Saint-Satur (/fr/) is a commune in the Cher department in central France.

It is a medieval town near the river Loire in the former province of Berry.

==History==
Located in the area of Gaul settled by the powerful Celtic tribe, the Bituriges, or the "Kings of the World", and after their defeat at Bourges (Avaricum), part of Roman Aquitania. Some evidence points to the existence of an early Roman river town of Gordona (Castle-Gordon), now Saint-Thibault and Saint-Satur; located on the Roman road (Gordaine) from Bourges to the Roman bridge over the Loire in Saint-Thibault.

An Augustinian abbey was founded in Saint-Satur in 1034. During the Hundred Years' War, the Augustine Abbey was destroyed.

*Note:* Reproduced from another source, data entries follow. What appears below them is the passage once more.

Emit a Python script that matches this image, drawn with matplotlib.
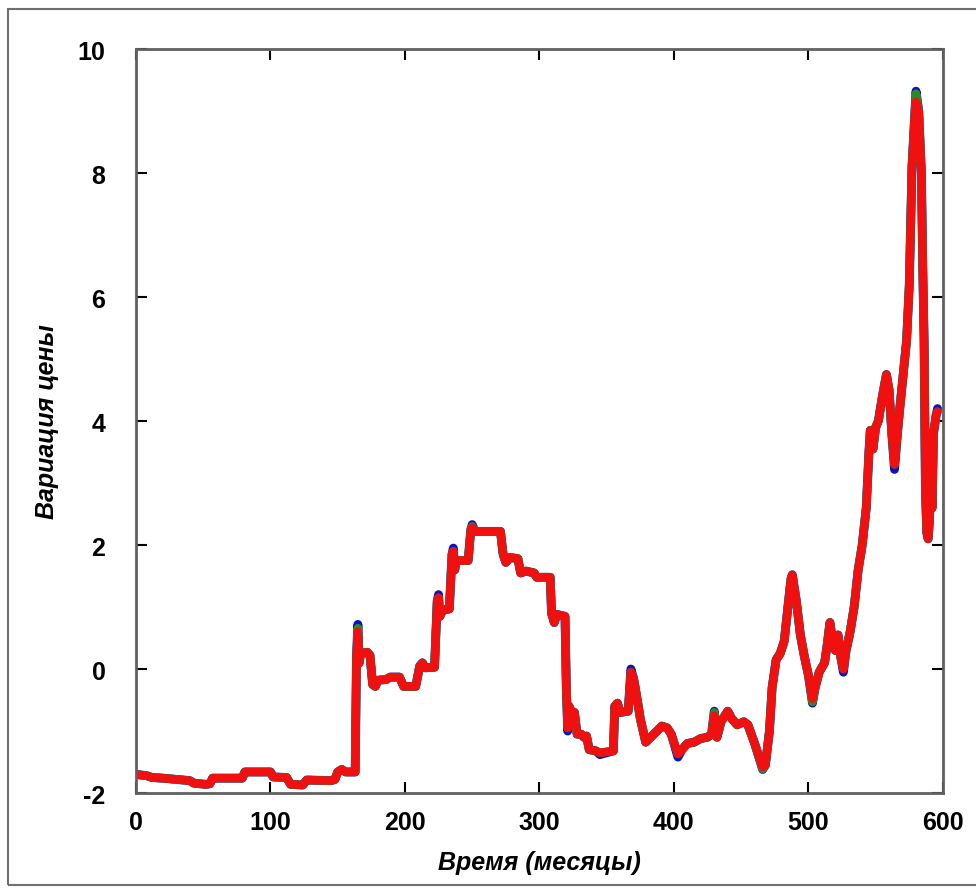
import matplotlib.pyplot as plt
from matplotlib.patches import Rectangle

# month / price-variation knots of the fitted series
months = [0, 8, 12, 20, 30, 40, 43, 52, 55, 57, 79, 81, 100, 102, 112, 115, 124, 127,
          145, 148, 150, 153, 156, 163, 164, 165, 166, 167, 172, 174, 176, 178, 180,
          186, 189, 196, 199, 208, 211, 213, 215, 222, 224, 225, 226, 228, 233, 235,
          236, 237, 238, 247, 249, 250, 252, 271, 273, 275, 278, 284, 286, 290, 296,
          298, 308, 309, 311, 313, 319, 320, 321, 322, 324, 326, 328, 331, 333, 335,
          337, 342, 345, 355, 356, 358, 360, 366, 368, 370, 372, 375, 379, 385, 391,
          395, 398, 403, 406, 410, 415, 420, 425, 428, 430, 432, 435, 440, 443, 447,
          452, 455, 460, 466, 468, 471, 473, 476, 479, 482, 487, 488, 491, 494, 497,
          500, 503, 505, 508, 512, 514, 516, 518, 520, 522, 524, 526, 528, 531, 534,
          537, 540, 543, 545, 546, 548, 550, 552, 555, 558, 560, 562, 564, 567, 570,
          573, 575, 577, 579, 580, 582, 584, 585, 586, 587, 588, 589, 590, 591, 592,
          593, 595, 596]
red = [-1.70, -1.72, -1.75, -1.76, -1.78, -1.80, -1.84, -1.86, -1.85, -1.76, -1.76,
       -1.66, -1.66, -1.74, -1.75, -1.86, -1.87, -1.79, -1.80, -1.78, -1.66, -1.62,
       -1.66, -1.66, 0.20, 0.60, 0.10, 0.25, 0.27, 0.22, -0.25, -0.28, -0.18, -0.17,
       -0.13, -0.13, -0.28, -0.28, 0.05, 0.10, 0.02, 0.03, 1.10, 1.15, 0.85, 0.95,
       0.97, 1.85, 1.90, 1.60, 1.75, 1.75, 2.25, 2.28, 2.22, 2.22, 1.85, 1.72, 1.80,
       1.78, 1.55, 1.58, 1.55, 1.48, 1.48, 0.90, 0.75, 0.88, 0.85, -0.30, -0.95,
       -0.60, -0.70, -0.70, -1.05, -1.05, -1.10, -1.08, -1.30, -1.32, -1.35, -1.32,
       -0.60, -0.55, -0.70, -0.68, -0.05, -0.15, -0.40, -0.80, -1.18, -1.05, -0.92,
       -0.95, -1.05, -1.37, -1.30, -1.20, -1.18, -1.12, -1.10, -1.05, -0.75, -1.10,
       -0.85, -0.68, -0.80, -0.90, -0.85, -0.90, -1.20, -1.58, -1.55, -1.00, -0.30,
       0.15, 0.25, 0.45, 1.45, 1.52, 1.10, 0.55, 0.20, -0.10, -0.48, -0.30, -0.05,
       0.10, 0.40, 0.75, 0.45, 0.30, 0.55, 0.20, 0.00, 0.30, 0.60, 1.00, 1.60, 2.00,
       2.60, 3.50, 3.85, 3.55, 3.90, 4.00, 4.40, 4.75, 4.50, 3.80, 3.30, 4.00, 4.65,
       5.30, 6.20, 8.10, 8.90, 9.15, 9.00, 8.00, 6.50, 5.30, 2.90, 2.20, 2.10, 2.40,
       3.20, 2.60, 3.80, 4.10, 4.15]

# the other two series only differ from the red one at the extremes
blue_diff = {165: 0.72, 225: 1.20, 236: 1.95, 250: 2.33, 321: -1.00, 345: -1.38,
             368: 0.00, 403: -1.42, 430: -0.68, 466: -1.62, 503: -0.55, 526: -0.05,
             564: 3.22, 580: 9.32, 596: 4.20}
green_diff = {165: 0.66, 250: 2.30, 430: -0.70, 466: -1.61, 503: -0.53, 580: 9.28}

blue = [blue_diff.get(m, v) for m, v in zip(months, red)]
green = [green_diff.get(m, v) for m, v in zip(months, red)]

xticks = [0, 100, 200, 300, 400, 500, 600]
yticks = [-2, 0, 2, 4, 6, 8, 10]

plt.rcParams['font.family'] = ['Liberation Sans', 'DejaVu Sans']
plt.rcParams['axes.unicode_minus'] = False

fig = plt.figure(figsize=(9.76, 8.95), dpi=100)
ax = fig.add_axes([0.1393, 0.1128, 0.8268, 0.8313])

kw = dict(solid_capstyle='round', solid_joinstyle='round')
ax.plot(months, blue, color='#1010c0', lw=6.4, **kw)
ax.plot(months, green, color='#2a8a2a', lw=6.2, **kw)
ax.plot(months, red, color='#f01010', lw=6.0, **kw)

ax.set_xlim(0, 600)
ax.set_ylim(-2, 10)
ax.set_xticks(xticks)
ax.set_yticks(yticks)
ax.tick_params(direction='in', length=8, width=1.5, top=True, right=True,
               labelsize=18)
ax.tick_params(axis='x', pad=12)
ax.tick_params(axis='y', pad=22)
for lab in ax.get_xticklabels() + ax.get_yticklabels():
    lab.set_fontweight('bold')
for sp in ax.spines.values():
    sp.set_color('#606060')
    sp.set_linewidth(2)

ax.set_xlabel('Время (месяцы)', fontsize=18, fontweight='bold', style='italic',
              labelpad=12)
ax.set_ylabel('Вариация цены', fontsize=18, fontweight='bold', style='italic',
              labelpad=13)

# outer frame around the figure
fig.patches.append(Rectangle((8 / 976, 9 / 895), 980 / 976, 876 / 895,
                             transform=fig.transFigure, fill=False,
                             edgecolor='#707070', lw=1.5))

fig.savefig('out.png', dpi=100)
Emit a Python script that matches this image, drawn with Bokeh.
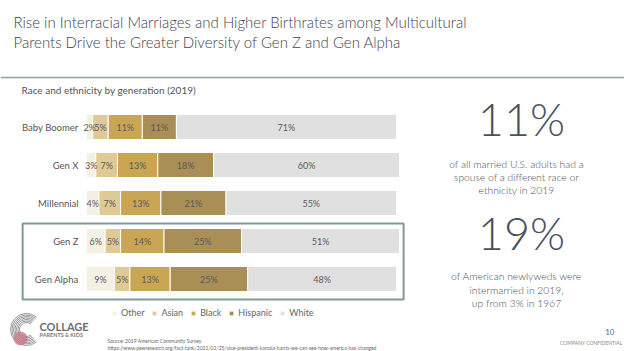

Area transportation was improved by the construction of a suspension bridge at Saint-Thibault (1834), the Canal latéral à la Loire (1838) and later, the Bourges - Sancerre - Cosne-sur-Loire railroad line (1885).

During World War II, Saint-Satur, with Sancerre, was a regional command center for the French Resistance. "Operation Spencer" in 1944 was to prevent the Germans from crossing the Loire River between Gien and Nevers and reinforcing troops in Brittany. The French Resistance and Free French Forces blew up the bridge at Saint-Thibault and sabotaged communication, road and railway lines.

==Geography==
In the south-eastern part of the commune, the river Vauvise flows into the Loire, which forms all of the commune's eastern boundary.